_Material provided_
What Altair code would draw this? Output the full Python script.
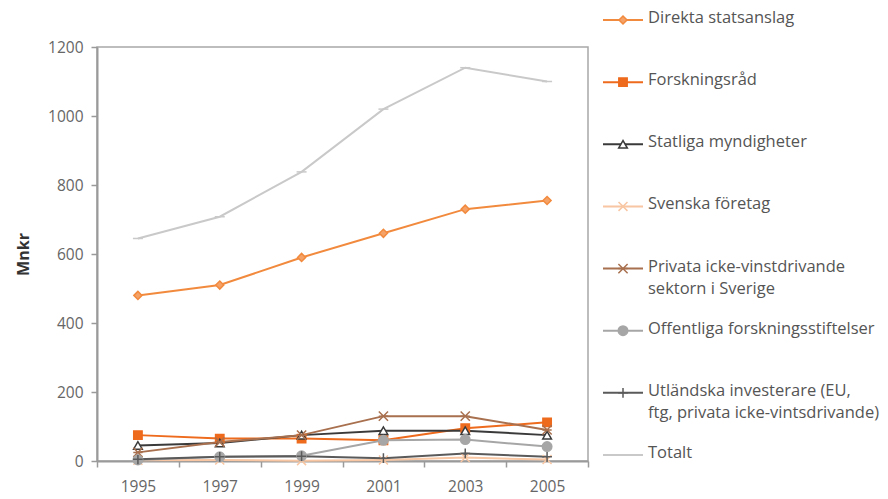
import altair as alt
import pandas as pd

years = [1995, 1997, 1999, 2001, 2003, 2005]

series_names = [
    "Direkta statsanslag",
    "Forskningsråd",
    "Statliga myndigheter",
    "Svenska företag",
    "Privata icke-vinstdrivande sektorn i Sverige",
    "Offentliga forskningsstiftelser",
    "Utländska investerare (EU, ftg, privata icke-vintsdrivande)",
    "Totalt",
]
legend_labels = [
    "Direkta statsanslag",
    "Forskningsråd",
    "Statliga myndigheter",
    "Svenska företag",
    "Privata icke-vinstdrivande\nsektorn i Sverige",
    "Offentliga forskningsstiftelser",
    "Utländska investerare (EU,\nftg, privata icke-vintsdrivande)",
    "Totalt",
]

direkta = [480, 510, 590, 660, 730, 755]
forskningsrad = [75, 65, 65, 60, 95, 112]
statliga = [45, 52, 75, 88, 88, 75]
svenska = [2, 3, 1, 3, 10, 4]
privata = [25, 55, 75, 130, 130, 90]
offentliga = [3, 12, 15, 60, 62, 42]
utlandska = [5, 12, 14, 8, 22, 12]
totalt = [645, 708, 838, 1020, 1140, 1100]

values = [direkta, forskningsrad, statliga, svenska, privata, offentliga, utlandska, totalt]

line_colors = ["#F28A3E", "#EE6A1C", "#3A3A3A", "#F8C6A2", "#A8704E", "#A6A6A6", "#5A5A5A", "#C9C9C9"]
fill_colors = ["#F5A268", "#EE6A1C", "#FFFFFF", "#F8C6A2", "#A8704E", "#A6A6A6", "#5A5A5A", "#C9C9C9"]
x_path = "M-1,-1L1,1M-1,1L1,-1"
x_star = "M-1,-1L1,1M-1,1L1,-1M-1,0L1,0"
plus_path = "M0,-1L0,1M-1,0L1,0"
dash_path = "M-1,0L1,0"
shapes = ["diamond", "square", "triangle-up", x_path, x_star, "circle", plus_path, dash_path]
marker_sizes = [65, 100, 50, 40, 45, 55, 50, 30]
line_widths = [2, 2, 1.6, 1.5, 2, 1.6, 1.6, 1.5]

rows = []
for name, vals in zip(series_names, values):
    for y, v in zip(years, vals):
        rows.append({"year": y, "value": v, "series": name})
df = pd.DataFrame(rows)

leg_df = pd.DataFrame({"series": series_names, "label": legend_labels})

color_scale = alt.Scale(domain=series_names, range=line_colors)
fill_scale = alt.Scale(domain=series_names, range=fill_colors)
shape_scale = alt.Scale(domain=series_names, range=shapes)
size_pt_scale = alt.Scale(domain=series_names, range=marker_sizes)
width_scale = alt.Scale(domain=series_names, range=line_widths)

x_enc = alt.X(
    "year:Q",
    scale=alt.Scale(domain=[1994, 2006], nice=False, zero=False),
    axis=alt.Axis(
        values=list(range(1994, 2007)),
        format="d",
        labelExpr="datum.value % 2 == 1 ? datum.label : ''",
        tickOpacity={"condition": {"test": "datum.value % 2 == 0", "value": 1}, "value": 0},
        title=None,
        grid=False,
        tickSize=6,
        labelPadding=12,
        labelOverlap=False,
    ),
)
y_enc = alt.Y(
    "value:Q",
    scale=alt.Scale(domain=[0, 1200], nice=False),
    axis=alt.Axis(
        values=[0, 200, 400, 600, 800, 1000, 1200],
        format="d",
        title="Mnkr",
        grid=False,
        tickSize=6,
        labelPadding=8,
        titlePadding=16,
        titleFontWeight="bold",
        titleFontSize=16,
        titleColor="#333333",
    ),
)

base = alt.Chart(df)
lines = base.mark_line().encode(
    x=x_enc,
    y=y_enc,
    color=alt.Color("series:N", scale=color_scale, legend=None),
    strokeWidth=alt.StrokeWidth("series:N", scale=width_scale, legend=None),
    detail="series:N",
)
points = base.mark_point(opacity=1, strokeWidth=1.5).encode(
    x=alt.X("year:Q"),
    y=alt.Y("value:Q"),
    stroke=alt.Stroke("series:N", scale=color_scale, legend=None),
    fill=alt.Fill("series:N", scale=fill_scale, legend=None),
    shape=alt.Shape("series:N", scale=shape_scale, legend=None),
    size=alt.Size("series:N", scale=size_pt_scale, legend=None),
)
main = alt.layer(lines, points)

leg_y = alt.Y(
    "series:N",
    sort=series_names,
    scale=alt.Scale(type="point", domain=series_names, range=[-27, 408], padding=0),
    axis=None,
)
leg_base = alt.Chart(leg_df)
leg_rule = leg_base.mark_rule().encode(
    x=alt.value(506),
    x2=alt.value(546),
    y=leg_y,
    color=alt.Color("series:N", scale=color_scale, legend=None),
    strokeWidth=alt.StrokeWidth("series:N", scale=width_scale, legend=None),
)
leg_pt = leg_base.mark_point(opacity=1, strokeWidth=1.5).encode(
    x=alt.value(526),
    y=leg_y,
    stroke=alt.Stroke("series:N", scale=color_scale, legend=None),
    fill=alt.Fill("series:N", scale=fill_scale, legend=None),
    shape=alt.Shape("series:N", scale=shape_scale, legend=None),
    size=alt.Size("series:N", scale=size_pt_scale, legend=None),
)
leg_text = leg_base.mark_text(
    align="left", baseline="top", dy=-10, lineBreak="\n", lineHeight=22,
    font="Open Sans", fontSize=16.5, color="#555555",
).encode(
    x=alt.value(551),
    y=leg_y,
    text="label:N",
)
legend = alt.layer(leg_rule, leg_pt, leg_text)

chart = alt.layer(main, legend).resolve_scale(y="independent").properties(
    width=491,
    height=414,
    autosize=alt.AutoSizeParams(type="none"),
    padding={"left": 89, "top": 39, "right": 292, "bottom": 36},
).configure_view(
    stroke="#A8A8A8", strokeWidth=1.5
).configure_axis(
    domainColor="#9A9A9A",
    domainWidth=2,
    tickColor="#9A9A9A",
    tickWidth=1.5,
    labelFont="Open Sans",
    labelFontSize=15.5,
    labelColor="#666666",
    titleFont="Open Sans",
)

chart.save("out.html", embed_options={"renderer": "svg", "actions": False})
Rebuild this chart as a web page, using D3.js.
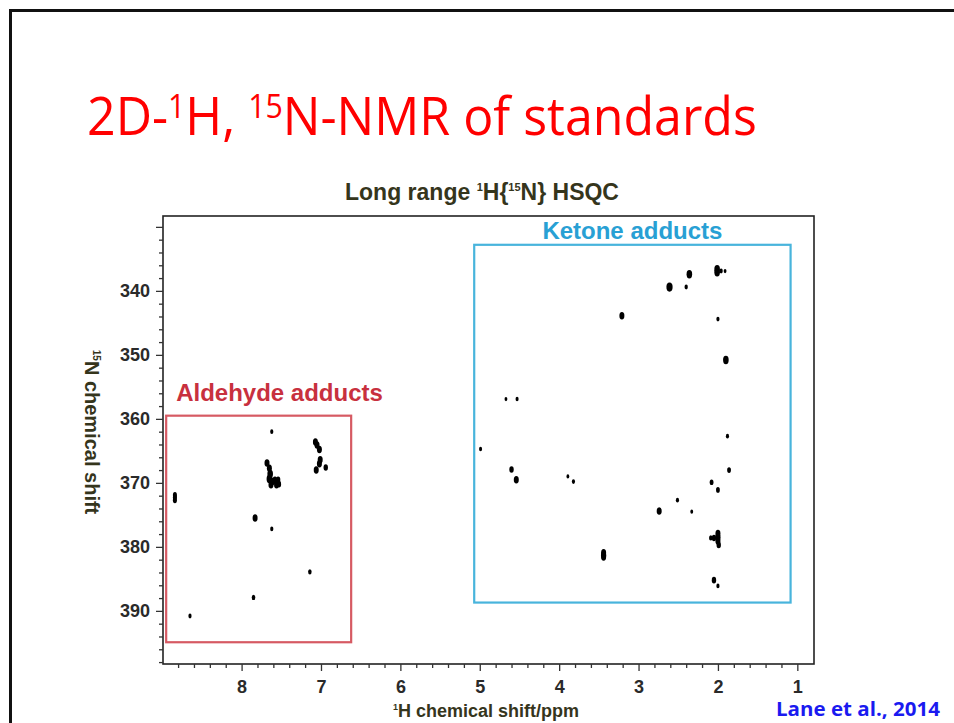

_Aim of the exercise_
Copy out every line from the material above in which the word "this" appears.

_Right answer_
What Altair code would draw this? Output the full Python script.
Rebuild this chart as a web page, using D3.js.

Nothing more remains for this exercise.